▶ [Information shown]:
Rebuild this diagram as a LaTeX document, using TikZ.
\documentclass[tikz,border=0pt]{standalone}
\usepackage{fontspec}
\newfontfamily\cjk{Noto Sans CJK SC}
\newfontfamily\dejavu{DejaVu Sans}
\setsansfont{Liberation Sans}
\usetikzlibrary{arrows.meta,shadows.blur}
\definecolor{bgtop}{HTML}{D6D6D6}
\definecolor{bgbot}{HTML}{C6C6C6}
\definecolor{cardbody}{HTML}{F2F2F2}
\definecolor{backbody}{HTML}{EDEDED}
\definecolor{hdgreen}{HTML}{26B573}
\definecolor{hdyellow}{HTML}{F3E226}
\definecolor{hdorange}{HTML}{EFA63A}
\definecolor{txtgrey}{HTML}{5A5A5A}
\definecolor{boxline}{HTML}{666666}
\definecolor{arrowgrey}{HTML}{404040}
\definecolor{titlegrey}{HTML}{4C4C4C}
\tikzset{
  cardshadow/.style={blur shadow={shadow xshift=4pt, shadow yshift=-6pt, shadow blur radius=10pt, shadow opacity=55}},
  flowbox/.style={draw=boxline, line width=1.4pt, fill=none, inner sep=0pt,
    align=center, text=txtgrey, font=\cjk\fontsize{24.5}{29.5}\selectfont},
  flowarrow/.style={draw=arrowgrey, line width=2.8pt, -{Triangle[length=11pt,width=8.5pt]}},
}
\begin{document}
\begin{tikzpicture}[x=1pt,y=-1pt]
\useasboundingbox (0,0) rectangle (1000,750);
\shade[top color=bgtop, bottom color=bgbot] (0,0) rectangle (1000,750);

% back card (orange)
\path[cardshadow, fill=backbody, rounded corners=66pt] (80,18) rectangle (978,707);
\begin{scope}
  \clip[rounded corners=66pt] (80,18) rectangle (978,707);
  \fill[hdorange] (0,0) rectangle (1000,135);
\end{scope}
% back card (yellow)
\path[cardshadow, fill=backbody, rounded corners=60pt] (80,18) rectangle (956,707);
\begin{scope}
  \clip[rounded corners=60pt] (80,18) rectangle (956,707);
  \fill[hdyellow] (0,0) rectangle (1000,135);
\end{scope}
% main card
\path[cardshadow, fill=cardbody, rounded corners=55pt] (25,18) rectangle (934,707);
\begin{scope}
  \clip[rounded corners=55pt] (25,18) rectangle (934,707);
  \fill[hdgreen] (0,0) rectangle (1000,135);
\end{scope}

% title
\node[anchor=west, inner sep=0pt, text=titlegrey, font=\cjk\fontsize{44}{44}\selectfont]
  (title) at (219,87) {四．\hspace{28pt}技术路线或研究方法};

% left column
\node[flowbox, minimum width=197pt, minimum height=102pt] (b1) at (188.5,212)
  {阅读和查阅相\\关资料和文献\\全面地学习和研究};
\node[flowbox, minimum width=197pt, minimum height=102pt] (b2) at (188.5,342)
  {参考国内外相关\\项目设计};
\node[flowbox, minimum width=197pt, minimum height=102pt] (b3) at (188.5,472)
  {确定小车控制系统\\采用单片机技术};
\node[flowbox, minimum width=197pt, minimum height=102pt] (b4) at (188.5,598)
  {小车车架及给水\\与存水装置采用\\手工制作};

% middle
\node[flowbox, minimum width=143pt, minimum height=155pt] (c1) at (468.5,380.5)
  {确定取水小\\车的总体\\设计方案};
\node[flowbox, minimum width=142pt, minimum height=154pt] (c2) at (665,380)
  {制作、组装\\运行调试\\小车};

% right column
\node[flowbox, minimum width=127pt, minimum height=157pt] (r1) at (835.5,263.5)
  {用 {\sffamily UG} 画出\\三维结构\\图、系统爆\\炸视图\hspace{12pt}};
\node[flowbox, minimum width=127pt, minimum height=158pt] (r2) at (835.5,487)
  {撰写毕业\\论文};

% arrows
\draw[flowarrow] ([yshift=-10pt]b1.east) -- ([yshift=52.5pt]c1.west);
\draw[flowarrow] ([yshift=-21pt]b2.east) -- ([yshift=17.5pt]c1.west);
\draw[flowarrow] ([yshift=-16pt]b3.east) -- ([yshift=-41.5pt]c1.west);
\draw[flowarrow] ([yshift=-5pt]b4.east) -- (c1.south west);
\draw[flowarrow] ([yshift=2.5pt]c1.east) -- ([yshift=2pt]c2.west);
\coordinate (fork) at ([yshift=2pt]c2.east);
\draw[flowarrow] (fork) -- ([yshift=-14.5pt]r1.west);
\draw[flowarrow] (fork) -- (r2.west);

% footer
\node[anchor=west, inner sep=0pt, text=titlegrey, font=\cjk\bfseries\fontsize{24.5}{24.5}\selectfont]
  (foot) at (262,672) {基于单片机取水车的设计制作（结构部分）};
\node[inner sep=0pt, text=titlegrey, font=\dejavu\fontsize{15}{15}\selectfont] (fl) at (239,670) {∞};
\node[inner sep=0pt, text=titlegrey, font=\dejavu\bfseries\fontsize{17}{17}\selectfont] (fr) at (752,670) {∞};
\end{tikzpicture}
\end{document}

▶ [Instructions to follow]: Print the material once more, exactly.

▶ [Solution]:
Rebuild this diagram as a LaTeX document, using TikZ.
\documentclass[tikz,border=0pt]{standalone}
\usepackage{fontspec}
\newfontfamily\cjk{Noto Sans CJK SC}
\newfontfamily\dejavu{DejaVu Sans}
\setsansfont{Liberation Sans}
\usetikzlibrary{arrows.meta,shadows.blur}
\definecolor{bgtop}{HTML}{D6D6D6}
\definecolor{bgbot}{HTML}{C6C6C6}
\definecolor{cardbody}{HTML}{F2F2F2}
\definecolor{backbody}{HTML}{EDEDED}
\definecolor{hdgreen}{HTML}{26B573}
\definecolor{hdyellow}{HTML}{F3E226}
\definecolor{hdorange}{HTML}{EFA63A}
\definecolor{txtgrey}{HTML}{5A5A5A}
\definecolor{boxline}{HTML}{666666}
\definecolor{arrowgrey}{HTML}{404040}
\definecolor{titlegrey}{HTML}{4C4C4C}
\tikzset{
  cardshadow/.style={blur shadow={shadow xshift=4pt, shadow yshift=-6pt, shadow blur radius=10pt, shadow opacity=55}},
  flowbox/.style={draw=boxline, line width=1.4pt, fill=none, inner sep=0pt,
    align=center, text=txtgrey, font=\cjk\fontsize{24.5}{29.5}\selectfont},
  flowarrow/.style={draw=arrowgrey, line width=2.8pt, -{Triangle[length=11pt,width=8.5pt]}},
}
\begin{document}
\begin{tikzpicture}[x=1pt,y=-1pt]
\useasboundingbox (0,0) rectangle (1000,750);
\shade[top color=bgtop, bottom color=bgbot] (0,0) rectangle (1000,750);

% back card (orange)
\path[cardshadow, fill=backbody, rounded corners=66pt] (80,18) rectangle (978,707);
\begin{scope}
  \clip[rounded corners=66pt] (80,18) rectangle (978,707);
  \fill[hdorange] (0,0) rectangle (1000,135);
\end{scope}
% back card (yellow)
\path[cardshadow, fill=backbody, rounded corners=60pt] (80,18) rectangle (956,707);
\begin{scope}
  \clip[rounded corners=60pt] (80,18) rectangle (956,707);
  \fill[hdyellow] (0,0) rectangle (1000,135);
\end{scope}
% main card
\path[cardshadow, fill=cardbody, rounded corners=55pt] (25,18) rectangle (934,707);
\begin{scope}
  \clip[rounded corners=55pt] (25,18) rectangle (934,707);
  \fill[hdgreen] (0,0) rectangle (1000,135);
\end{scope}

% title
\node[anchor=west, inner sep=0pt, text=titlegrey, font=\cjk\fontsize{44}{44}\selectfont]
  (title) at (219,87) {四．\hspace{28pt}技术路线或研究方法};

% left column
\node[flowbox, minimum width=197pt, minimum height=102pt] (b1) at (188.5,212)
  {阅读和查阅相\\关资料和文献\\全面地学习和研究};
\node[flowbox, minimum width=197pt, minimum height=102pt] (b2) at (188.5,342)
  {参考国内外相关\\项目设计};
\node[flowbox, minimum width=197pt, minimum height=102pt] (b3) at (188.5,472)
  {确定小车控制系统\\采用单片机技术};
\node[flowbox, minimum width=197pt, minimum height=102pt] (b4) at (188.5,598)
  {小车车架及给水\\与存水装置采用\\手工制作};

% middle
\node[flowbox, minimum width=143pt, minimum height=155pt] (c1) at (468.5,380.5)
  {确定取水小\\车的总体\\设计方案};
\node[flowbox, minimum width=142pt, minimum height=154pt] (c2) at (665,380)
  {制作、组装\\运行调试\\小车};

% right column
\node[flowbox, minimum width=127pt, minimum height=157pt] (r1) at (835.5,263.5)
  {用 {\sffamily UG} 画出\\三维结构\\图、系统爆\\炸视图\hspace{12pt}};
\node[flowbox, minimum width=127pt, minimum height=158pt] (r2) at (835.5,487)
  {撰写毕业\\论文};

% arrows
\draw[flowarrow] ([yshift=-10pt]b1.east) -- ([yshift=52.5pt]c1.west);
\draw[flowarrow] ([yshift=-21pt]b2.east) -- ([yshift=17.5pt]c1.west);
\draw[flowarrow] ([yshift=-16pt]b3.east) -- ([yshift=-41.5pt]c1.west);
\draw[flowarrow] ([yshift=-5pt]b4.east) -- (c1.south west);
\draw[flowarrow] ([yshift=2.5pt]c1.east) -- ([yshift=2pt]c2.west);
\coordinate (fork) at ([yshift=2pt]c2.east);
\draw[flowarrow] (fork) -- ([yshift=-14.5pt]r1.west);
\draw[flowarrow] (fork) -- (r2.west);

% footer
\node[anchor=west, inner sep=0pt, text=titlegrey, font=\cjk\bfseries\fontsize{24.5}{24.5}\selectfont]
  (foot) at (262,672) {基于单片机取水车的设计制作（结构部分）};
\node[inner sep=0pt, text=titlegrey, font=\dejavu\fontsize{15}{15}\selectfont] (fl) at (239,670) {∞};
\node[inner sep=0pt, text=titlegrey, font=\dejavu\bfseries\fontsize{17}{17}\selectfont] (fr) at (752,670) {∞};
\end{tikzpicture}
\end{document}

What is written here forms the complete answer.